[WHAT TO DO]:
Write out, word for word, the first line of the data below and every line after it through the one containing "(idp) at (120,372)".

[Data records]
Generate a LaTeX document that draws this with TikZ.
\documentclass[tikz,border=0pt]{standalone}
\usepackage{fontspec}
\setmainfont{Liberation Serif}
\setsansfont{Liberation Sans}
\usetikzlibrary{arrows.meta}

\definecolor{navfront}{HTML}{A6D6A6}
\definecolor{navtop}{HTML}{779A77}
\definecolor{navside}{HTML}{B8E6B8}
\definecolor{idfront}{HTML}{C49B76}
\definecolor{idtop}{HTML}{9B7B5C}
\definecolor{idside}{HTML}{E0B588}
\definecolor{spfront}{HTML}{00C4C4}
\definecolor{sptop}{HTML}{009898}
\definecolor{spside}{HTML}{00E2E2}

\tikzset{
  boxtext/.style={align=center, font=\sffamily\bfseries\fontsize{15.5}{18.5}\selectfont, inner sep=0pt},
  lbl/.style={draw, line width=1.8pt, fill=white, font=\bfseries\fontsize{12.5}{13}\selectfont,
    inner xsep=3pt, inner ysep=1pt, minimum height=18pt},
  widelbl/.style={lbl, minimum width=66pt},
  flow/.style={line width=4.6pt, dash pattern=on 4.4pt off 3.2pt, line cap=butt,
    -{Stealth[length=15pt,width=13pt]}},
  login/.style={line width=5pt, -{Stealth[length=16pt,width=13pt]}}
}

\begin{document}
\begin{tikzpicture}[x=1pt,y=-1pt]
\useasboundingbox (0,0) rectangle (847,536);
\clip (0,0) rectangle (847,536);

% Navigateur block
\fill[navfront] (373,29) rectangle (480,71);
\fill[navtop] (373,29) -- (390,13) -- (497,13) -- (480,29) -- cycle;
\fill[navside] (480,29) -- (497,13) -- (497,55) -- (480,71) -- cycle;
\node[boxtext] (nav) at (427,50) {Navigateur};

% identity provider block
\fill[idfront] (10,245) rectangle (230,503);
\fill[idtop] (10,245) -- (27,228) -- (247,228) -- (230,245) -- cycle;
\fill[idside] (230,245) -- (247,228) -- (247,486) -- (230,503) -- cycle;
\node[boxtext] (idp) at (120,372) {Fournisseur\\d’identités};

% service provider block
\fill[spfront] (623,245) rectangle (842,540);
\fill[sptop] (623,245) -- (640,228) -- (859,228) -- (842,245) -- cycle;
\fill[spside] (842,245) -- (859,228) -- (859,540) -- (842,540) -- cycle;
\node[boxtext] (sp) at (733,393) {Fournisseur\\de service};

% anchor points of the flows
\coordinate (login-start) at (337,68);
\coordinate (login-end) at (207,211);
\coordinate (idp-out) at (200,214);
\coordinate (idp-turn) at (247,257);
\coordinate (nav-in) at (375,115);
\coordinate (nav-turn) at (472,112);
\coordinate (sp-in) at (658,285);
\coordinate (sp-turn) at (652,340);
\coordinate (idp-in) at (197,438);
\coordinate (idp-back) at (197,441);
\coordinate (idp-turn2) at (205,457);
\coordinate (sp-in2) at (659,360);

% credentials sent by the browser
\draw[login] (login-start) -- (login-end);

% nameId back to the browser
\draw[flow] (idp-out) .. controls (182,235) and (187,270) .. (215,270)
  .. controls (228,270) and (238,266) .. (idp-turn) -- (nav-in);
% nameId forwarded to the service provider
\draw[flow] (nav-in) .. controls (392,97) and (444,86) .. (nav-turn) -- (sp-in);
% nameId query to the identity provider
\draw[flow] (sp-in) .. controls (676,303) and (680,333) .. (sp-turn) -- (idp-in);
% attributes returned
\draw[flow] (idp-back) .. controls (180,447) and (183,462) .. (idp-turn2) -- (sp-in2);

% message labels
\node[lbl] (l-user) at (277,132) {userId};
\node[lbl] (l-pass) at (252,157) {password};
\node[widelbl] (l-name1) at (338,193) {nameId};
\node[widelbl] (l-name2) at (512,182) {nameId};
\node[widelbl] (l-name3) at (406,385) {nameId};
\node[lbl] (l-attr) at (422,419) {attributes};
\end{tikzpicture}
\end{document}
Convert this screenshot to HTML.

[COMPLETE RESPONSE]:
Generate a LaTeX document that draws this with TikZ.
\documentclass[tikz,border=0pt]{standalone}
\usepackage{fontspec}
\setmainfont{Liberation Serif}
\setsansfont{Liberation Sans}
\usetikzlibrary{arrows.meta}

\definecolor{navfront}{HTML}{A6D6A6}
\definecolor{navtop}{HTML}{779A77}
\definecolor{navside}{HTML}{B8E6B8}
\definecolor{idfront}{HTML}{C49B76}
\definecolor{idtop}{HTML}{9B7B5C}
\definecolor{idside}{HTML}{E0B588}
\definecolor{spfront}{HTML}{00C4C4}
\definecolor{sptop}{HTML}{009898}
\definecolor{spside}{HTML}{00E2E2}

\tikzset{
  boxtext/.style={align=center, font=\sffamily\bfseries\fontsize{15.5}{18.5}\selectfont, inner sep=0pt},
  lbl/.style={draw, line width=1.8pt, fill=white, font=\bfseries\fontsize{12.5}{13}\selectfont,
    inner xsep=3pt, inner ysep=1pt, minimum height=18pt},
  widelbl/.style={lbl, minimum width=66pt},
  flow/.style={line width=4.6pt, dash pattern=on 4.4pt off 3.2pt, line cap=butt,
    -{Stealth[length=15pt,width=13pt]}},
  login/.style={line width=5pt, -{Stealth[length=16pt,width=13pt]}}
}

\begin{document}
\begin{tikzpicture}[x=1pt,y=-1pt]
\useasboundingbox (0,0) rectangle (847,536);
\clip (0,0) rectangle (847,536);

% Navigateur block
\fill[navfront] (373,29) rectangle (480,71);
\fill[navtop] (373,29) -- (390,13) -- (497,13) -- (480,29) -- cycle;
\fill[navside] (480,29) -- (497,13) -- (497,55) -- (480,71) -- cycle;
\node[boxtext] (nav) at (427,50) {Navigateur};

% identity provider block
\fill[idfront] (10,245) rectangle (230,503);
\fill[idtop] (10,245) -- (27,228) -- (247,228) -- (230,245) -- cycle;
\fill[idside] (230,245) -- (247,228) -- (247,486) -- (230,503) -- cycle;
\node[boxtext] (idp) at (120,372) {Fournisseur\\d’identités};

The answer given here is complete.